Congresswoman Sheila Jackson Lee condemns “selective genocide” of Bengali Hindus by Pak Army in 1971

Newsroom24x7 Network

Washington DC: Congresswoman Sheila Jackson Lee, who represents the 18th Congressional district of Texas in the U.S. House of Representatives on Tuesday 23 March remembered the 50th Anniversary of the “selective genocide” of Bengali Hindus by the Pakistani Army in what was then East Pakistan in 1971.

Addressing the House, Ms Lee recalled the brutality that was “unleashed by the Pakistani army and the targeting of Bengali Hindus simply because of their religion” and said it must be strongly condemned as religious freedom is one of the most sacred of human rights.

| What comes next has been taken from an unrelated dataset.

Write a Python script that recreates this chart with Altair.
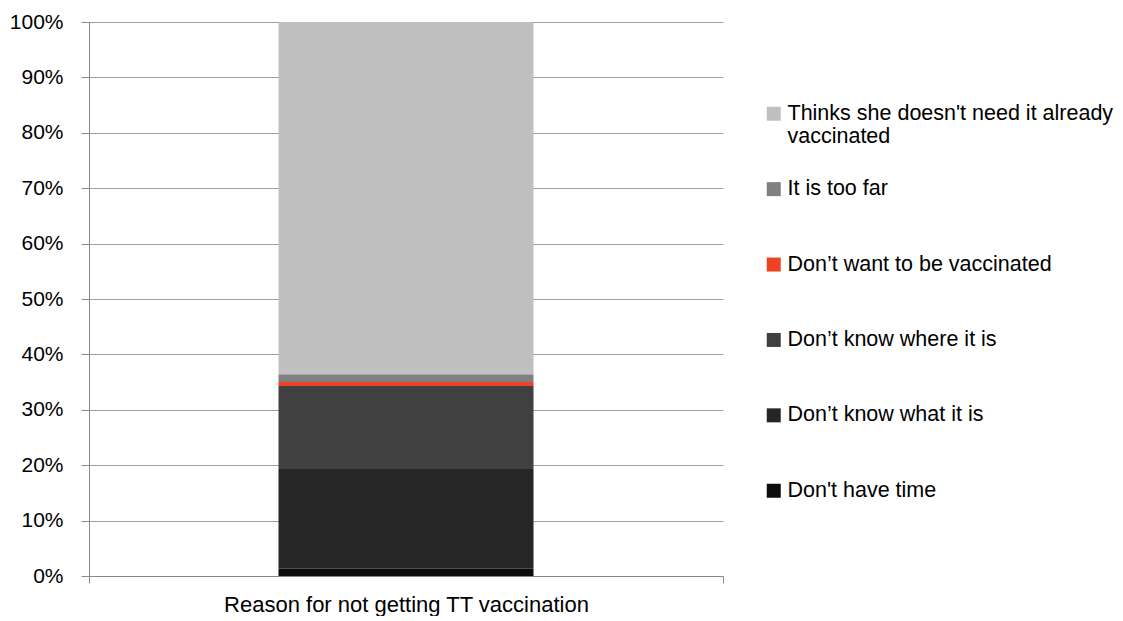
import altair as alt
import pandas as pd

categories = [
    "Don't have time",
    "Don’t know what it is",
    "Don’t know where it is",
    "Don’t want to be vaccinated",
    "It is too far",
    "Thinks she doesn't need it already vaccinated",
]
values = [0.013, 0.180, 0.150, 0.007, 0.014, 0.636]
colors = ["#0D0D0D", "#262626", "#404040", "#EF4223", "#808080", "#C0C0C0"]
group = "Reason for not getting TT vaccination"

df = pd.DataFrame({
    "group": [group] * len(categories),
    "reason": categories,
    "value": values,
    "order": list(range(len(categories))),
})

legend_order = categories[::-1]
legend_colors = colors[::-1]

FONT = "Liberation Sans, Arial, sans-serif"

chart = alt.Chart(df).mark_bar(size=255).encode(
    x=alt.X("group:N", title=None,
            scale=alt.Scale(paddingInner=0, paddingOuter=0),
            axis=alt.Axis(labelAngle=0, labelFont=FONT, labelFontSize=22,
                          labelColor="black", labelPadding=11, labelLimit=800,
                          tickBand="extent",
                          tickSize=7, tickColor="#888888", domainColor="#888888",
                          grid=False)),
    y=alt.Y("value:Q", stack="zero", title=None,
            scale=alt.Scale(domain=[0, 1], nice=False),
            axis=alt.Axis(format="%", values=[i / 10 for i in range(11)],
                          labelFont=FONT, labelFontSize=21, labelColor="black",
                          labelPadding=18, tickSize=8, tickColor="#888888",
                          domainColor="#888888", gridColor="#A0A0A0", gridWidth=1)),
    color=alt.Color("reason:N",
                    scale=alt.Scale(domain=legend_order, range=legend_colors),
                    legend=alt.Legend(
                        title=None, orient="none", legendX=674, legendY=81,
                        symbolType="square", symbolSize=196, symbolStrokeWidth=0,
                        labelFont=FONT, labelFontSize=21.5, labelColor="black",
                        labelOffset=3, labelLimit=600, rowPadding=29.4,
                        gridAlign="all",
                        labelExpr="indexof(datum.label,'Thinks')==0 ? [slice(datum.label,0,34), slice(datum.label,35)] : datum.label",
                    )),
    order=alt.Order("order:Q"),
).properties(
    width=634, height=554,
    padding={"left": 1, "top": 3, "right": 0, "bottom": 1},
).configure_view(stroke=None).configure_axis(domainWidth=1)

chart.save("out.html", embed_options={"renderer": "svg", "actions": False})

Speaking about the genocide, Ms Lee said more than two million Bengali Hindu persons were systematically killed by the Pakistani Army when it launched a 10-month offensive and a reign of terror known as “Operation Searchlight”.

March 25th officially marks the beginning of the genocide in East Pakistan, present-day Bangladesh.

In a soul stirring address in the House of Representatives, Ms Sheila Jackson Lee said:

“Over that time, approximately 2 to 3 million people were killed, over 200,000 women were raped in organized rape camps, and over 10 million people were displaced, most finding refuge in India. I offer my prayers and condolences to the victims and their families who still feel the very real effects of this heinous crime against humanity.

It has been 50 years since the genocide in Bangladesh, and the survivors and their descendants are still fighting for recognition; they are still fighting for an apology from Pakistan, as the Prime Minister of Bangladesh formerly asked her Pakistani counterpart as recently as January of 2021; and they are still fighting for justice and for closure.

On March 28, 1971, Archer K. Blood, U.S. Consul General stationed in Dhaka, East Pakistan, present-day Bangladesh, during the genocide, sent a cable back to Foggy Bottom with the subject reading “Selective Genocide.”

In his cable, the Consul General informed his superiors at the State Department that “Here in Dacca we are mute and horrified witnesses to a reign of terror by the Pak military,” and that the full horror of its atrocities “will come to light sooner or later.”

That is why I rise; to remember and acknowledge that history so that victims and survivors of the Bengali Hindu Genocide know that the people of the United States stand in solidarity with them.”